== SUPPLIED INFORMATION ==

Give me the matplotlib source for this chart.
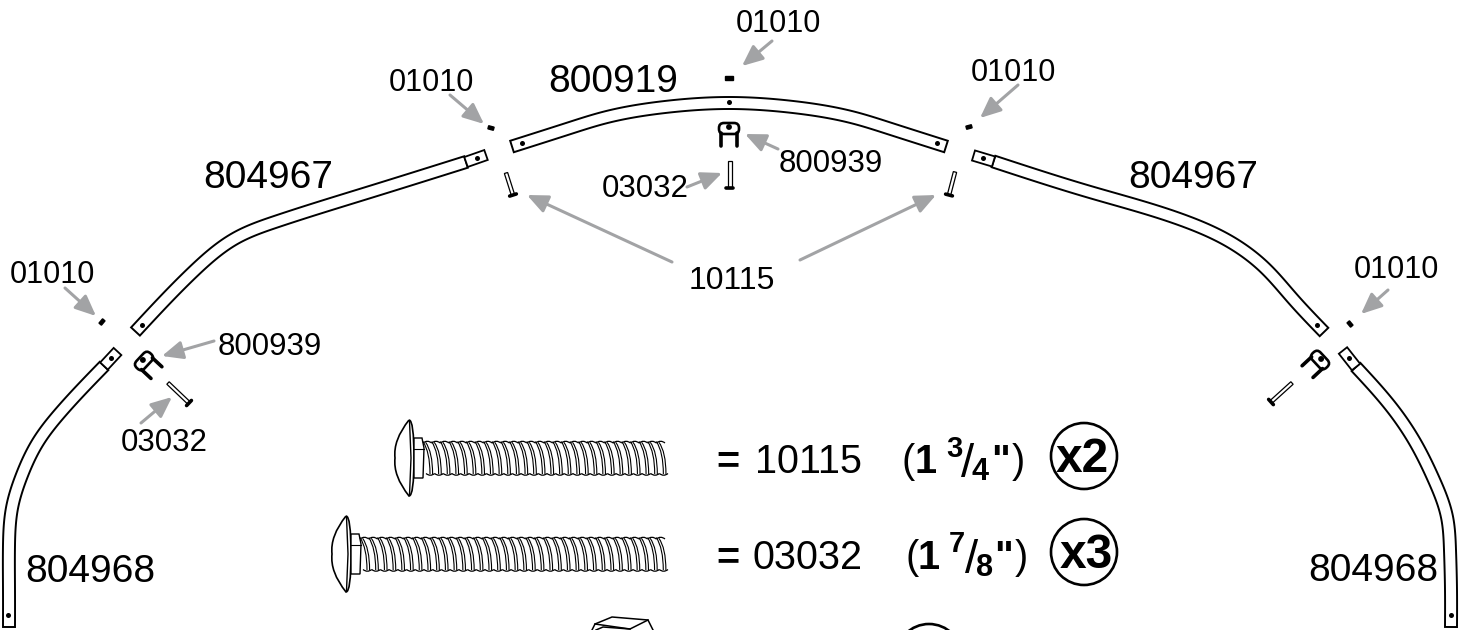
import numpy as np
import matplotlib
matplotlib.use("Agg")
import matplotlib.pyplot as plt
from matplotlib.patches import Circle, FancyBboxPatch, PathPatch, Polygon
from matplotlib.path import Path
from matplotlib.transforms import Affine2D

plt.rcParams['font.family'] = ['Liberation Sans', 'DejaVu Sans']

GRAY = '#a2a3a5'

# tube centre lines, in picture pixels
tube_lower_left = [(9, 627), (9, 590), (9, 545), (12, 508), (22, 475), (38, 442), (60, 413), (104, 366)]
tube_upper_left = [(135.5, 331.5), (165, 300), (195, 270), (236, 238), (275, 222), (370, 192), (466, 162)]
tube_top = [(512, 146.5), (570, 128), (603, 118), (665, 107), (729, 103),
            (793, 107), (855, 118), (888, 128), (946, 146.5)]
tube_upper_right = [(993.5, 161.5), (1090, 192), (1190, 223), (1227, 240), (1265, 268), (1293, 299), (1324, 332)]
tube_lower_right = [(1356, 367), (1392, 408), (1415, 442), (1434, 480), (1447, 517), (1450, 550), (1451, 590), (1451, 627)]
tube_paths = [tube_lower_left, tube_upper_left, tube_top, tube_upper_right, tube_lower_right]

# narrowed tube ends: the two points on the tube axis
crimp_ends = [((104, 366), (117.5, 351.5)), ((466, 162), (486, 155)),
              ((993.5, 161.5), (973.5, 155.5)), ((1356, 367), (1343, 350.5))]

hole_x = [8, 111, 142, 477, 522, 729, 937, 983, 1317, 1349, 1451]
hole_y = [615, 358, 325, 158, 143, 102, 143, 158, 325, 358, 615]

# small spacers: centre x, centre y, angle
spacer_x = [102, 491, 729, 969, 1350]
spacer_y = [322, 128, 78, 127, 324]
spacer_angle = [-50, 15, 0, -15, 50]

# clips: oval centre and rotation
clip_x = [729, 144, 1320]
clip_y = [128.5, 361, 360]
clip_angle = [0, -47, 47]

# pins: tip and head
pin_tips = [(506, 173), (730, 161), (955, 172), (168, 383), (1292, 383)]
pin_heads = [(513, 195), (730, 188), (949, 195), (189, 403), (1271, 402)]

# leader arrows: tail and tip
arrow_tails = [(772, 41), (450, 95), (1018, 85), (65, 288), (1388, 290), (214, 341),
               (141, 423), (778, 149), (687, 187), (672, 262), (800, 260)]
arrow_tips = [(742, 66), (484, 124), (980, 118), (96, 316), (1361, 314), (162, 356),
              (172, 397), (745, 134), (722, 173), (527, 195), (936, 195)]

# part labels: text, x, baseline y, size
label_text = ['01010', '01010', '01010', '01010', '01010', '800919', '804967', '804967',
              '804968', '804968', '800939', '800939', '03032', '03032', '10115']
label_x = [736, 389, 971, 10, 1354, 548, 203, 1128, 25, 1308, 779, 218, 602, 121, 689]
label_y = [32, 91, 81, 283, 278, 92, 188, 188, 582, 581, 172, 355, 197, 451, 289]
label_size = [22, 22, 22, 22, 22, 28, 28, 28, 28, 28, 22.5, 22.5, 22.5, 22.5, 23]

# legend bolts
bolt_head_left = [395, 332]
bolt_head_flat = [414, 351]
bolt_mid_y = [458, 554]
bolt_thread_end = [668, 668]
bolt_threads = [28, 35]


def smooth(points, steps=16):
    # natural cubic spline over chord length
    pts = np.array(points, dtype=float)
    h = np.hypot(*np.diff(pts, axis=0).T)
    n = len(pts)
    A = np.zeros((n, n))
    rhs = np.zeros((n, 2))
    A[0, 0] = A[-1, -1] = 1
    for i in range(1, n - 1):
        A[i, i - 1] = h[i - 1]
        A[i, i] = 2 * (h[i - 1] + h[i])
        A[i, i + 1] = h[i]
        rhs[i] = 6 * ((pts[i + 1] - pts[i]) / h[i] - (pts[i] - pts[i - 1]) / h[i - 1])
    m = np.linalg.solve(A, rhs)
    out = []
    for i in range(n - 1):
        for t in np.linspace(0, 1, steps, endpoint=False):
            out.append((1 - t) * pts[i] + t * pts[i + 1]
                       + h[i] ** 2 / 6 * (((1 - t) ** 3 - (1 - t)) * m[i] + (t ** 3 - t) * m[i + 1]))
    out.append(pts[-1])
    return np.array(out)


def draw_tube(ax, points, width=12.0):
    line = smooth(points)
    d = np.gradient(line, axis=0)
    n = np.column_stack([-d[:, 1], d[:, 0]]) / np.hypot(d[:, 0], d[:, 1])[:, None]
    a = line + n * width / 2
    b = line - n * width / 2
    ax.add_patch(Polygon(np.vstack([a, b[::-1]]), closed=True, fc='white', ec='black', lw=1.4))


def draw_crimp(ax, start, end, width=10.5):
    s = np.array(start, dtype=float)
    e = np.array(end, dtype=float)
    d = (e - s) / np.hypot(*(e - s))
    n = np.array([-d[1], d[0]]) * width / 2
    ax.add_patch(Polygon([s + n, e + n, e - n, s - n], closed=True, fc='white', ec='black',
                         lw=1.3, zorder=3))


def draw_clip(ax, x, y, angle):
    tr = Affine2D().rotate_deg(angle).translate(x, y) + ax.transData
    oval = FancyBboxPatch((-7.5, -3), 15, 6, boxstyle='round,pad=2.5,rounding_size=5', fc='white',
                          ec='black', lw=1.9, transform=tr, zorder=4)
    ax.add_patch(oval)
    for lx in (-8, 8):
        ax.plot([lx, lx], [4, 17], color='black', lw=2.6, solid_capstyle='round', transform=tr, zorder=4)
    ax.add_patch(Circle((0, -1.5), 2.2, color='black', transform=tr, zorder=5))


def draw_pin(ax, tip, head):
    t = np.array(tip, dtype=float)
    h = np.array(head, dtype=float)
    d = (h - t) / np.hypot(*(h - t))
    n = np.array([-d[1], d[0]])
    ax.add_patch(Polygon([t + 1.7 * n, h + 1.7 * n, h - 1.7 * n, t - 1.7 * n], closed=True,
                         fc='white', ec='black', lw=0.9, zorder=4))
    ax.plot(*zip(h - 3.5 * n, h + 3.5 * n), color='black', lw=2.6, solid_capstyle='round', zorder=5)


def draw_spacer(ax, x, y, angle):
    tr = Affine2D().rotate_deg(angle).translate(x, y) + ax.transData
    half = 4 if angle == 0 else 2.8
    ax.add_patch(Polygon([(-half, -1.6), (half, -1.6), (half, 1.6), (-half, 1.6)], closed=True,
                         color='black', transform=tr))


def draw_bolt(ax, left, flat, mid, end, count):
    # domed head
    verts = [(flat - 5, mid - 38), (left - 2, mid - 18), (left, mid), (left - 2, mid + 18), (flat - 5, mid + 38),
             (flat, mid + 38), (flat, mid), (flat, mid - 38), (flat - 5, mid - 38)]
    codes = [Path.MOVETO, Path.CURVE3, Path.CURVE3, Path.CURVE3, Path.CURVE3,
             Path.CURVE3, Path.CURVE3, Path.CURVE3, Path.CURVE3]
    ax.add_patch(PathPatch(Path(verts, codes), fc='white', ec='black', lw=1.2))
    ax.plot([flat - 4.5, flat - 3, flat - 4.5], [mid - 37, mid, mid + 37], color='black', lw=1.0)
    # square neck
    neck = flat + 9
    ax.add_patch(Polygon([(flat, mid - 20), (neck - 1, mid - 20), (neck + 1, mid - 10),
                          (neck, mid + 20), (flat, mid + 20)], closed=True, fc='white', ec='black', lw=1.0))
    ax.plot([flat, neck + 1], [mid - 9, mid - 9], color='black', lw=0.8)
    # threads
    top = mid - 16.5
    bot = mid + 17
    edges = np.linspace(neck, end - 3, count + 1)
    pitch = edges[1] - edges[0]
    for x in edges[:-1]:
        for off in (0.0, 2.6):
            path = Path([(x + off, top + off * 0.3), (x + off + 7, mid - 6), (x + off + 7, bot - 1)],
                        [Path.MOVETO, Path.CURVE3, Path.CURVE3])
            ax.add_patch(PathPatch(path, fc='none', ec='black', lw=0.8))
        ax.add_patch(PathPatch(Path([(x, top + 1.5), (x + pitch / 2, top - 2), (x + pitch, top + 1.5)],
                                    [Path.MOVETO, Path.CURVE3, Path.CURVE3]), fc='none', ec='black', lw=0.9))
        ax.add_patch(PathPatch(Path([(x + 3, bot - 1.5), (x + 3 + pitch / 2, bot + 2), (x + 3 + pitch, bot - 1.5)],
                                    [Path.MOVETO, Path.CURVE3, Path.CURVE3]), fc='none', ec='black', lw=0.9))


def main():
    fig = plt.figure(figsize=(14.69, 6.30), dpi=100)
    ax = fig.add_axes([0, 0, 1, 1])
    ax.set_xlim(0, 1469)
    ax.set_ylim(630, 0)
    ax.axis('off')

    for tube in tube_paths:
        draw_tube(ax, tube)
    for start, end in crimp_ends:
        draw_crimp(ax, start, end)
    ax.scatter(hole_x, hole_y, s=13, color='black', zorder=6, linewidths=0)

    for x, y, angle in zip(spacer_x, spacer_y, spacer_angle):
        draw_spacer(ax, x, y, angle)
    for x, y, angle in zip(clip_x, clip_y, clip_angle):
        draw_clip(ax, x, y, angle)
    for tip, head in zip(pin_tips, pin_heads):
        draw_pin(ax, tip, head)

    for tail, tip in zip(arrow_tails, arrow_tips):
        ax.annotate('', xy=tip, xytext=tail,
                    arrowprops=dict(arrowstyle='-|>,head_length=1.25,head_width=0.55', color=GRAY,
                                    lw=2.2, shrinkA=0, shrinkB=0))

    for txt, x, y, size in zip(label_text, label_x, label_y, label_size):
        ax.text(x, y, txt, fontsize=size, ha='left', va='baseline', color='black')

    for left, flat, mid, end, count in zip(bolt_head_left, bolt_head_flat, bolt_mid_y,
                                           bolt_thread_end, bolt_threads):
        draw_bolt(ax, left, flat, mid, end, count)

    # legend rows
    big = dict(fontsize=28.5, ha='left', va='baseline')
    ax.text(716, 473, '=', fontweight='bold', **big)
    ax.text(755, 473, '10115', **big)
    ax.text(902, 473, '(', **big)
    ax.text(915, 473, '1', fontweight='bold', **big)
    ax.text(946, 457, '3', fontsize=21, fontweight='bold', ha='left', va='baseline')
    ax.text(961, 477, '/', fontsize=34, ha='left', va='baseline')
    ax.text(972, 480, '4', fontsize=22, fontweight='bold', ha='left', va='baseline')
    ax.text(991, 473, '"', fontweight='bold', **big)
    ax.text(1012, 473, ')', **big)

    ax.text(716, 569, '=', fontweight='bold', **big)
    ax.text(753, 569, '03032', **big)
    ax.text(906, 569, '(', **big)
    ax.text(918, 569, '1', fontweight='bold', **big)
    ax.text(949, 552, '7', fontsize=21, fontweight='bold', ha='left', va='baseline')
    ax.text(965, 573, '/', fontsize=34, ha='left', va='baseline')
    ax.text(976, 576, '8', fontsize=22, fontweight='bold', ha='left', va='baseline')
    ax.text(994, 569, '"', fontweight='bold', **big)
    ax.text(1015, 569, ')', **big)

    ax.add_patch(Circle((1084, 456), 33, fc='none', ec='black', lw=1.9))
    ax.add_patch(Circle((1084, 552), 33, fc='none', ec='black', lw=1.9))
    ax.text(1056, 472, 'x2', fontsize=34.5, fontweight='bold', ha='left', va='baseline')
    ax.text(1060, 568, 'x3', fontsize=34.5, fontweight='bold', ha='left', va='baseline')

    # cut off nut and circle on the bottom edge
    ax.plot([592, 595, 612, 648, 653], [630, 624, 617, 620, 630], color='black', lw=1.1)
    ax.plot([595, 630, 648], [624, 629, 620], color='black', lw=1.1)
    ax.plot([596, 603, 630], [630, 627, 629], color='black', lw=1.1)
    ax.add_patch(Circle((929, 657), 33, fc='none', ec='black', lw=1.9))

    fig.savefig('out.png', dpi=100, facecolor='white')


if __name__ == '__main__':
    main()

===

Please reproduce the listing exactly from its opening line through the line that contains "GRAY = '#a2a3a5'", both included, with all pictures omitted.

Give me the matplotlib source for this chart.
import numpy as np
import matplotlib
matplotlib.use("Agg")
import matplotlib.pyplot as plt
from matplotlib.patches import Circle, FancyBboxPatch, PathPatch, Polygon
from matplotlib.path import Path
from matplotlib.transforms import Affine2D

plt.rcParams['font.family'] = ['Liberation Sans', 'DejaVu Sans']

GRAY = '#a2a3a5'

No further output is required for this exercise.